Friday, July 15, 2011

DETOUR (1945)

I really enjoyed posting two straight weeks of blogs on Hollywood films from the 1930's, and so for the 1940's I'm going to up the ante and try for three weeks worth. Looking at titles I have left from the 1001 Movies You Must See Before You Die book, this shouldn't be a problem. As before, I’ll list my expectations for each film going in and state whether these expectations are reached or not. And I’ll once again give each film my Elisha Cook Jr. supporting player award because there was such a bounty of great supporting performers from this period and I just like doing it.

Detour (1945)

Expectations: I knew Detour was a film noir from one of Martin Scorcese’s favorite directors Edgar Ullman.

After Viewing: Like the main character in this film who takes an unscheduled detour on the way to California to see his girl, I too am living dangerously with this one. I checked out Five Killer Classics DVD from the library (wish also includes 1001 entry The Stranger) and guess what? No bonus features! Whoa, talk about walking on a tightrope, sister. And when I tried to pull up the subtitles option so’s I could catch me all the dialogue-there was none! Even the film itself had a couple of scenes that looked like it was going to crackle and pop right off my televison! Help! Help! Where’s the film restoration department! But honestly, if you’re going to watch a copy of a film that’s on the cheap, watch Detour. Made for what looks like a hundred bucks-but if someone were to ask me what’s a typical film noir film-I’d probably say Detour.

And the Elisha Cook Jr. supporting player award goes to…Screenwriter and original novelist Martin Goldsmith. I said this movie strikes me as typical noir-typical of the genre. Well, a typical noir is going to have lots of voice over narration from the main character. And, brother-does this one have plenty!

Below are some of samples of voice-over narration written by Mr. Goldsmith on what I imagine was pecked out on a 1925 Smith Corona:

That tune! That TUNE! Why was it always that rotten tune-following me around…beating in my head…never letting up? Did you ever want to forget anything? You want to cut away a piece of memory and blot it out? You can’t, you know. No matter how hard you try. You can change the scenery and then you’ll get a whiff of perfume, somebody will say a certain phrase or hum something-then you’re licked…again!

So when this drunk handed me a ten spot I couldn’t get excited. What was it? I said. A piece of paper covered with germs.

Money…you know what that is. It’s the stuff you never have enough of. Little green things with George Washington’s picture that man commits crimes for…slaves for…dies for. It’s the stuff that has caused more trouble than anything we’ve ever invented because there’s too little of it.

Hitchhiking? I know all about how it’s an education. But me? From now on I’ll take my education in college or PS sixty-two where I’ll send a dollar ninety-eight in stamps for ten easy lessons.

Even with a gnawing in the pit of my belly I didn’t want to be in too big a rush to put on the feedbag.

Yes I was in for it…They’d laugh at the truth.
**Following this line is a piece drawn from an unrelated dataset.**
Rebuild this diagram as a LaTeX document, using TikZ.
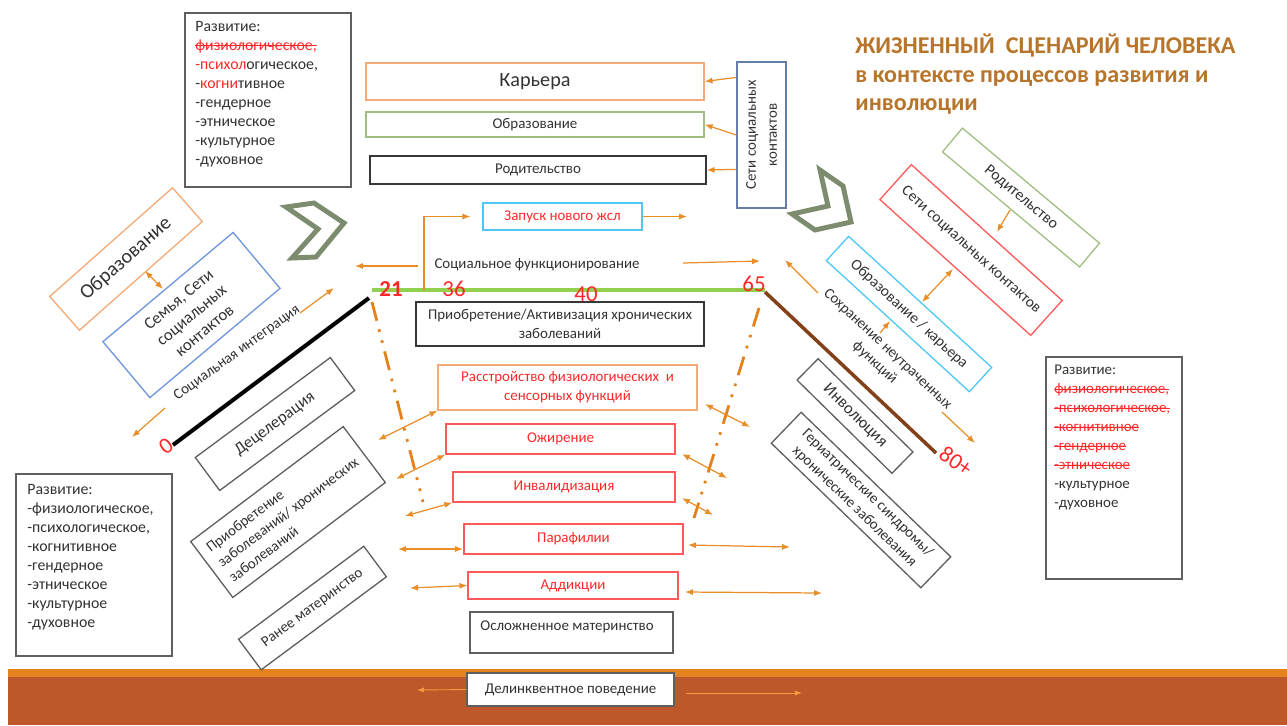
\documentclass[tikz,border=0pt]{standalone}
\usepackage{fontspec}
\setmainfont{Carlito}
\usepackage{tikz}
\usetikzlibrary{arrows.meta,positioning,calc,shadows}
\definecolor{lsArrow}{RGB}{232,142,40}
\definecolor{lsBandArrow}{RGB}{242,155,60}
\definecolor{lsDash}{RGB}{228,130,25}
\definecolor{lsOrange}{RGB}{244,170,120}
\definecolor{lsGreen}{RGB}{160,190,130}
\definecolor{lsDark}{RGB}{55,55,55}
\definecolor{lsGray}{RGB}{95,95,95}
\definecolor{lsSlate}{RGB}{100,125,170}
\definecolor{lsBlue}{RGB}{110,150,220}
\definecolor{lsCyan}{RGB}{80,200,245}
\definecolor{lsRed}{RGB}{255,90,90}
\definecolor{lsTxtRed}{RGB}{255,40,40}
\definecolor{lsTxt}{RGB}{50,50,50}
\definecolor{lsTitle}{RGB}{183,117,43}
\definecolor{lsChevron}{RGB}{125,140,110}
\definecolor{lsLifeGreen}{RGB}{146,208,80}
\definecolor{lsLifeBrown}{RGB}{130,65,25}
\definecolor{lsBand}{RGB}{188,88,42}
\definecolor{lsBandTop}{RGB}{230,130,30}
\newcommand{\fsmall}{\fontsize{8.5}{10.8}\selectfont}
\newcommand{\fdev}{\fontsize{9}{10.8}\selectfont}
\newcommand{\fmid}{\fontsize{9.5}{11.5}\selectfont}
\newcommand{\fbig}{\fontsize{11.5}{13}\selectfont}
\newcommand{\ftitle}{\fontsize{13.7}{16}\selectfont\bfseries}
\newcommand{\fnum}{\fontsize{13}{15}\selectfont}
\newcommand{\strk}[1]{\setbox0=\hbox{#1}\rlap{\raisebox{0.27em}{\rule{\wd0}{0.55pt}}}\box0}

\begin{document}
\begin{tikzpicture}[x=0.02cm, y=-0.02cm, >=Latex, font=\fsmall, text=lsTxt]
\tikzstyle{box}=[draw, line width=0.75pt, inner sep=1pt, align=center]
\tikzstyle{devbox}=[draw=lsGray, line width=0.9pt, inner sep=0pt]
\tikzstyle{devtext}=[inner sep=0pt, align=left, font=\fdev]
\tikzstyle{plain}=[inner sep=1pt, align=center]
\tikzstyle{agenum}=[inner sep=0pt, text=lsTxtRed, font=\fnum]
\tikzstyle{titletext}=[inner sep=0pt, text=lsTitle, font=\ftitle]
\tikzstyle{arr}=[draw=lsArrow, line width=0.7pt, -{Latex[length=4.5pt,width=3.5pt]}]
\tikzstyle{darr}=[draw=lsArrow, line width=0.7pt, {Latex[length=4.5pt,width=3.5pt]}-{Latex[length=4.5pt,width=3.5pt]}]
\tikzstyle{bandarr}=[draw=lsBandArrow, line width=0.5pt, -{Latex[length=4pt,width=3pt]}]
\tikzstyle{dashdot}=[draw=lsDash, line width=1.6pt, dash pattern=on 11pt off 5pt on 1.5pt off 5pt on 1.5pt off 5pt]
\tikzstyle{chevron}=[draw=lsChevron, line width=2.8pt, line join=miter]
\useasboundingbox (0,0) rectangle (1287,725);

% bottom band
\fill[lsBand] (8,676) rectangle (1287,725);
\fill[lsBandTop] (8,669) rectangle (1287,677);

% title
\node[titletext, anchor=base west] (title1) at (855,53) {ЖИЗНЕННЫЙ\ \ СЦЕНАРИЙ ЧЕЛОВЕКА};
\node[titletext, anchor=base west] (title2) at (855,82) {в контексте процессов развития и};
\node[titletext, anchor=base west] (title3) at (855,110) {инволюции};

% development boxes
\node[devbox, anchor=north west, minimum width=3.32cm, minimum height=3.48cm] (devT) at (184,12) {};
\node[devtext, anchor=north west] (devTtxt) at (195,21) {Развитие:\\
  \textcolor{lsTxtRed}{\strk{физиологическое,}}\\
  \textcolor{lsTxtRed}{-психол}огическое,\\
  -\textcolor{lsTxtRed}{когни}тивное\\
  -гендерное\\ -этническое\\ -культурное\\ -духовное};
\node[devbox, anchor=north west, minimum width=3.12cm, minimum height=3.64cm] (devL) at (15,473) {};
\node[devtext, anchor=north west] (devLtxt) at (27,484) {Развитие:\\ -физиологическое,\\ -психологическое,\\ -когнитивное\\ -гендерное\\ -этническое\\ -культурное\\ -духовное};
\node[devbox, anchor=north west, minimum width=2.72cm, minimum height=4.44cm] (devR) at (1045,356) {};
\node[devtext, anchor=north west, font=\fsmall] (devRtxt) at (1054,365) {Развитие:\\
  \textcolor{lsTxtRed}{\strk{физиологическое,}}\\
  \textcolor{lsTxtRed}{\strk{-психологическое,}}\\
  \textcolor{lsTxtRed}{\strk{-когнитивное}}\\
  \textcolor{lsTxtRed}{\strk{-гендерное}}\\
  \textcolor{lsTxtRed}{\strk{-этническое}}\\
  -культурное\\ -духовное};

% top stack
\node[box, draw=lsOrange, minimum width=6.76cm, minimum height=0.74cm, font=\fbig] (career) at (535,81.5) {Карьера};
\node[box, draw=lsGreen, minimum width=6.76cm, minimum height=0.5cm] (eduT) at (535,124.5) {Образование};
\node[box, draw=lsDark, minimum width=6.72cm, minimum height=0.56cm] (parT) at (538,170) {Родительство};
\node[box, draw=lsSlate, rotate=90, minimum width=2.92cm, minimum height=0.98cm, font=\fontsize{8.5}{12}\selectfont] (netV) at (761.5,135) {Сети социальных\\контактов};
\draw[arr] ($(netV.north east)+(0,16)$) -- (career.east);
\draw[arr] (netV.north) -- (eduT.east);
\draw[arr] ($(netV.north east)+(0,108)$) -- (parT.east);

% chevrons
\draw[chevron] (286,207) -- (314,203) -- (344,223) -- (316,257) -- (292,258) -- (318,229) -- cycle;
\draw[chevron] (820,170) -- (843,186) -- (851,222) -- (815,230) -- (792,214) -- (828,206) -- cycle;

% centre column
\node[box, draw=lsCyan, text=lsTxtRed, minimum width=3.18cm, minimum height=0.54cm] (launch) at (562.5,216.5) {Запуск нового жсл};
\node[plain] (socfun) at (537,265) {Социальное функционирование};
\node[box, draw=lsDark, minimum width=5.76cm, minimum height=0.88cm] (acqC) at (560,324) {Приобретение/Активизация хронических\\заболеваний};
\node[box, draw=lsOrange, text=lsTxtRed, minimum width=5.18cm, minimum height=0.9cm] (disorder) at (567.5,387.5) {Расстройство физиологических\ \ и\\сенсорных функций};
\node[box, draw=lsRed, text=lsTxtRed, minimum width=4.58cm, minimum height=0.6cm] (obes) at (560.5,439) {Ожирение};
\node[box, draw=lsRed, text=lsTxtRed, minimum width=4.44cm, minimum height=0.6cm] (disab) at (564,487) {Инвалидизация};
\node[box, draw=lsRed, text=lsTxtRed, minimum width=4.38cm, minimum height=0.6cm] (paraph) at (573.5,539) {Парафилии};
\node[box, draw=lsRed, text=lsTxtRed, minimum width=4.2cm, minimum height=0.54cm] (addict) at (573,585.5) {Аддикции};
\node[box, draw=lsGray, minimum width=4.06cm, minimum height=0.82cm] (compM) at (571.5,632.5) {};
\node[plain] (compMtxt) at (567,627) {Осложненное материнство};
\node[box, draw=lsGray, fill=white, drop shadow={shadow xshift=0.6pt, shadow yshift=-0.8pt, opacity=0.6}, minimum width=4.14cm, minimum height=0.66cm] (delinq) at (570.5,689.5) {Делинквентное поведение};

% left wing
\node[box, draw=lsOrange, rotate=41.5, minimum width=3.28cm, minimum height=0.9cm, font=\fbig] (eduL) at (126,259) {Образование};
\node[box, draw=lsBlue, rotate=40, minimum width=3.4cm, minimum height=1.46cm, font=\fmid] (famL) at (191.5,315) {Семья, Сети\\социальных\\контактов};
\node[plain, rotate=36] (socint) at (237,353) {Социальная интеграция};
\node[box, draw=lsGray, rotate=36.5, minimum width=3.36cm, minimum height=0.82cm, font=\fmid] (decel) at (275,424) {Децелерация};
\node[box, draw=lsGray, rotate=37, minimum width=3.82cm, minimum height=1.4cm, align=left] (acqL) at (288,512) {Приобретение\\заболеваний/ хронических\\заболеваний};
\node[box, draw=lsGray, rotate=36.6, minimum width=3.12cm, minimum height=0.76cm] (earlyM) at (312.5,608) {Ранее материнство};

% right wing
\node[box, draw=lsGreen, rotate=-40, minimum width=3.58cm, minimum height=0.62cm, font=\fontsize{9}{11}\selectfont] (parR) at (1021,197.5) {Родительство};
\node[box, draw=lsRed, rotate=-42, minimum width=4.06cm, minimum height=0.94cm, font=\fontsize{8.8}{11}\selectfont] (netR) at (971,250) {Сети социальных контактов};
\node[box, draw=lsCyan, rotate=-42.5, minimum width=3.88cm, minimum height=0.66cm, font=\fontsize{8.8}{11}\selectfont] (eduR) at (909,314) {Образование / карьера};
\node[plain, rotate=-43] (keep) at (881,356) {Сохранение неутраченных\\функций};
\node[box, draw=lsGray, rotate=-44.5, minimum width=2.66cm, minimum height=0.6cm, font=\fmid] (invol) at (855,416) {Инволюция};
\node[box, draw=lsGray, rotate=-44, minimum width=4.16cm, minimum height=0.86cm] (geri) at (861,500) {Гериатрические синдромы/\\хронические заболевания};

% life line
\coordinate (age0) at (173,445);
\coordinate (age21) at (369,298);
\coordinate (g21) at (372,290);
\coordinate (g65) at (765,290);
\coordinate (age65) at (765,292);
\coordinate (age80) at (936,453);
\draw[line width=2.3pt, black] (age0) -- (age21);
\draw[line width=2.3pt, lsLifeGreen] (g21) -- (g65);
\draw[line width=2pt, lsLifeBrown] (age65) -- (age80);
\node[agenum, rotate=36] (n0) at (166,446) {0};
\node[agenum, font=\fnum\bfseries] (n21) at (391,289) {21};
\node[agenum] (n36) at (454,289) {36};
\node[agenum] (n40) at (586,294) {40};
\node[agenum] (n65) at (754,284) {65};
\node[agenum, rotate=-35] (n80) at (956,461) {80+};

% dash-dot funnel
\coordinate (ddL1) at (372,302);
\coordinate (ddL2) at (423,502);
\coordinate (ddR1) at (759,308);
\coordinate (ddR2) at (694,518);
\draw[dashdot] (ddL1) -- (ddL2);
\draw[dashdot] (ddR1) -- (ddR2);

% social functioning arrows
\coordinate (sfUp) at (424,290);
\coordinate (sfL0) at (418,266);
\coordinate (sfL1) at (355,266);
\coordinate (sfR0) at (683,263);
\coordinate (sfR1) at (760,261);
\coordinate (launchOut) at (687,216.5);
\draw[arr] (sfUp) |- ([xshift=-0.24cm]launch.west);
\draw[arr] (launch.east) -- (launchOut);
\draw[arr] (sfL0) -- (sfL1);
\draw[arr] (sfR0) -- (sfR1);

% left wing arrows
\coordinate (ef1) at (145,271);
\coordinate (ef2) at (163,289);
\coordinate (si0) at (300,313);
\coordinate (si1) at (334,288);
\coordinate (sd0) at (165,408);
\coordinate (sd1) at (132,437);
\draw[darr] (ef1) -- (ef2);
\draw[arr] (si0) -- (si1);
\draw[arr] (sd0) -- (sd1);

% right wing arrows
\coordinate (pr0) at (1010,210);
\coordinate (pr1) at (997,232);
\coordinate (nr0) at (953,269);
\coordinate (nr1) at (922,302);
\coordinate (kp0) at (880,333);
\coordinate (kp1) at (890,321);
\coordinate (ku0) at (818,293);
\coordinate (ku1) at (785,260);
\coordinate (kd0) at (942,412);
\coordinate (kd1) at (975,443);
\draw[arr] (pr0) -- (pr1);
\draw[darr] (nr0) -- (nr1);
\draw[arr] (kp0) -- (kp1);
\draw[arr] (ku0) -- (ku1);
\draw[arr] (kd0) -- (kd1);

% disorders arrows, left
\coordinate (dL1) at (378,440);
\coordinate (dL2) at (396,479);
\coordinate (dL3) at (405,516);
\coordinate (dL4a) at (463,549);
\coordinate (dL4) at (398,549);
\coordinate (dL5) at (410,588);
\draw[darr] (disorder.south west) -- (dL1);
\draw[darr] (obes.south west) -- (dL2);
\draw[darr] (disab.south west) -- (dL3);
\draw[darr] (dL4a) -- (dL4);
\draw[darr] (addict.west) -- (dL5);

% disorders arrows, right
\coordinate (dR1a) at (705,404);
\coordinate (dR1b) at (750,427);
\coordinate (dR2a) at (682,454);
\coordinate (dR2b) at (727,478);
\coordinate (dR3a) at (682,498);
\coordinate (dR3b) at (713,515);
\coordinate (dR4a) at (688,545);
\coordinate (dR4b) at (790,547);
\coordinate (dR5a) at (685,592);
\coordinate (dR5b) at (822,593);
\draw[darr] (dR1a) -- (dR1b);
\draw[darr] (dR2a) -- (dR2b);
\draw[darr] (dR3a) -- (dR3b);
\draw[darr] (dR4a) -- (dR4b);
\draw[darr] (dR5a) -- (dR5b);

% band arrows
\coordinate (bandL) at (417,690);
\coordinate (bandR0) at (686,693);
\coordinate (bandR1) at (802,693);
\draw[bandarr] (delinq.west) -- (bandL);
\draw[bandarr] (bandR0) -- (bandR1);
\end{tikzpicture}
\end{document}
And I’d have my head in a noose. What else was there to do but hide the body and get away in the car? I couldn’t leave the car there with him in the gully. That would be like erecting a tombstone.

She was young. Not more than twenty-four. Man, she looked like she had just been thrown off the crummiest freight train in the world. Yet, in spite of this, I got the impression of beauty. Not the beauty of a movie actress mind you or the beauty you dream about when you’re with your wife, but a natural beauty. A beauty that’s almost homely because it’s so real.

If this were fiction, I’d fall in love with her, marry her and make a respectable woman out of her or she’d make some supreme sacrifice for me…and die.

I was suffering from shock. Things were whirling around in my head. I couldn’t make myself think right! All I could think about was the guy playing the saxophone and what he was playing! It wasn’t a love song anymore…It was a DIRGE!


  1. For another entertaining piece from the "hitchhiker murders his traveling companion and assumes his identity" genre, check out the Alfred Hitchcock Presents episode "The Long Shot", which itself is an adaptation of an episode of the same name from the old time radio series "Suspense!".

  2. And let us not forget Inger Stevens in The Twilight Zone's The Hitchhiker.